Satya Nadella, c.e.o. of Microsoft, said the partnership has the ability “to redefine the shopping experience for millions of customers at both Kroger and other retailers around the world, setting a new standard for innovation in the industry.”
According to the two companies, the Kroger Technology team has developed a smart technology system, powered by Microsoft Azure and connected by IoT sensors, to transform two pilot stores located in Monroe, Ohio, and Redmond. The pilot stores will be able to store and process data generated in each store, near smart shelves and on Kroger’s app. That information will then be used in a variety of ways, including as a foundation for EDGE Shelf (Enhanced Display for Grocery Environment).
Kroger described EDGE Shelf as a shelving system that uses digital displays, instead of traditional paper tags, to display everything from prices and promotions to nutritional and dietary information. The retailer also said EDGE Shelf will allow it to generate new revenue by selling digital advertising space to consumer packaged goods companies.
In addition to giving consumers more information digitally on site, the EDGE Shelf system is expected to make it easier for retailers to fulfill curbside pickup orders and to address out-of-stocks quicker, Kroger said.
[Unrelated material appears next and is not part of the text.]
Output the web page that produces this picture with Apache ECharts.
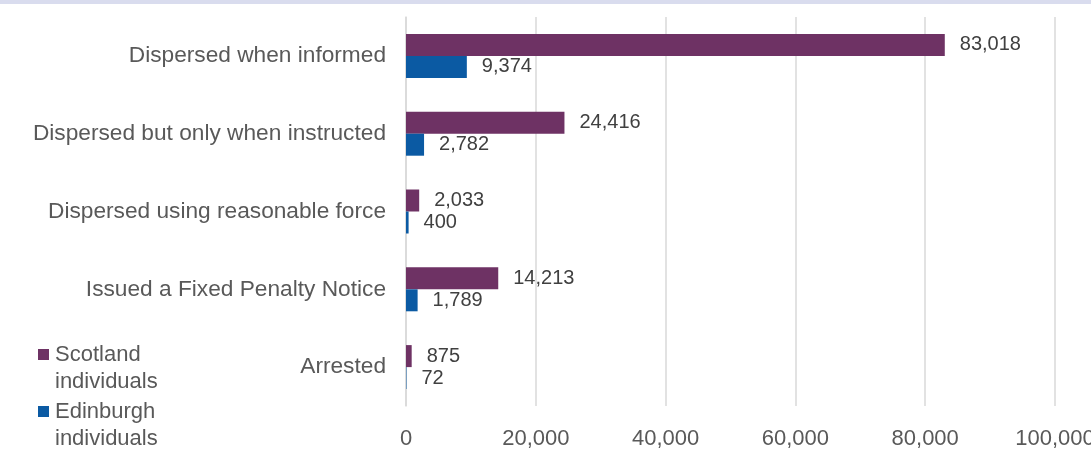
<!DOCTYPE html>
<html>
<head>
<meta charset="utf-8">
<script src="https://cdn.jsdelivr.net/npm/echarts@6/dist/echarts.min.js"></script>
<style>
  html, body { margin: 0; padding: 0; background: #ffffff; }
  #chart { width: 1091px; height: 450px; }
</style>
</head>
<body>
<div id="chart"></div>
<script>
// Outcomes of dispersal / enforcement actions
const categories = [
  'Dispersed when informed',
  'Dispersed but only when instructed',
  'Dispersed using reasonable force',
  'Issued a Fixed Penalty Notice',
  'Arrested'
];
const scotlandValues = [83018, 24416, 2033, 14213, 875];
const edinburghValues = [9374, 2782, 400, 1789, 72];
const seriesNames = ['Scotland individuals', 'Edinburgh individuals'];
const legendLabels = ['Scotland\nindividuals', 'Edinburgh\nindividuals'];

const FONT = '"Liberation Sans", Arial, sans-serif';
const fmt = v => v.toLocaleString('en-GB');

const chart = echarts.init(document.getElementById('chart'), null, { renderer: 'canvas' });

const labelStyle = {
  show: true,
  position: 'right',
  distance: 15,
  fontFamily: FONT,
  fontSize: 20,
  color: '#404040',
  formatter: p => fmt(p.value)
};

chart.setOption({
  backgroundColor: '#ffffff',
  animation: false,
  graphic: [{
    type: 'rect',
    left: 0,
    top: 0,
    shape: { width: 1091, height: 4 },
    style: { fill: '#d9dcee' },
    silent: true
  }],
  legend: {
    orient: 'vertical',
    left: 38,
    top: 314,
    height: 200,
    padding: 0,
    itemWidth: 11,
    itemHeight: 11,
    itemGap: -24,
    icon: 'rect',
    data: seriesNames,
    // a leading empty line keeps the first text line level with the colour key
    formatter: name => ' \n' + legendLabels[seriesNames.indexOf(name)],
    textStyle: {
      fontFamily: FONT,
      fontSize: 22,
      color: '#595959',
      lineHeight: 27,
      padding: [0, 0, 0, 1]
    }
  },
  grid: {
    left: 406,
    right: 36,
    top: 17,
    bottom: 44,
    containLabel: false,
    outerBoundsMode: 'none'
  },
  xAxis: {
    type: 'value',
    min: 0,
    max: 100000,
    interval: 20000,
    axisLine: { show: false },
    axisTick: { show: false },
    splitLine: { lineStyle: { color: '#d9d9d9', width: 1.5 } },
    axisLabel: {
      fontFamily: FONT,
      fontSize: 22,
      color: '#595959',
      margin: 22,
      formatter: v => fmt(v)
    }
  },
  yAxis: {
    type: 'category',
    data: categories,
    inverse: true,
    axisLine: { show: true, lineStyle: { color: '#d9d9d9', width: 1.5 } },
    axisTick: { show: false },
    axisLabel: {
      fontFamily: FONT,
      fontSize: 22.7,
      color: '#595959',
      margin: 20
    }
  },
  series: [
    {
      name: seriesNames[0],
      type: 'bar',
      data: scotlandValues,
      barWidth: 22,
      barGap: '0%',
      itemStyle: { color: '#6e3264' },
      label: labelStyle
    },
    {
      name: seriesNames[1],
      type: 'bar',
      data: edinburghValues,
      barWidth: 22,
      barGap: '0%',
      itemStyle: { color: '#0b5aa3' },
      label: labelStyle
    }
  ]
});
</script>
</body>
</html>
The partnership between Kroger and Microsoft follows Amazon.com Inc.'s acquisition of Whole Foods Market. A Bloomberg report last year said Amazon management is considering plans to open 3,000 Amazon Go outlets nationwide, which offer consumers a “just walk out” shopping experience with no cash register. The brick-and-mortar concept is app-based and allows shoppers to fill their shopping bags and simply walk out. Scanners tabulate the bill and charge a credit card on file.
Meanwhile, Walmart is piloting a crowd-sourced delivery platform called Spark Delivery in four U.S. markets. The company also is experimenting with a new system that automates grocery selection for online orders.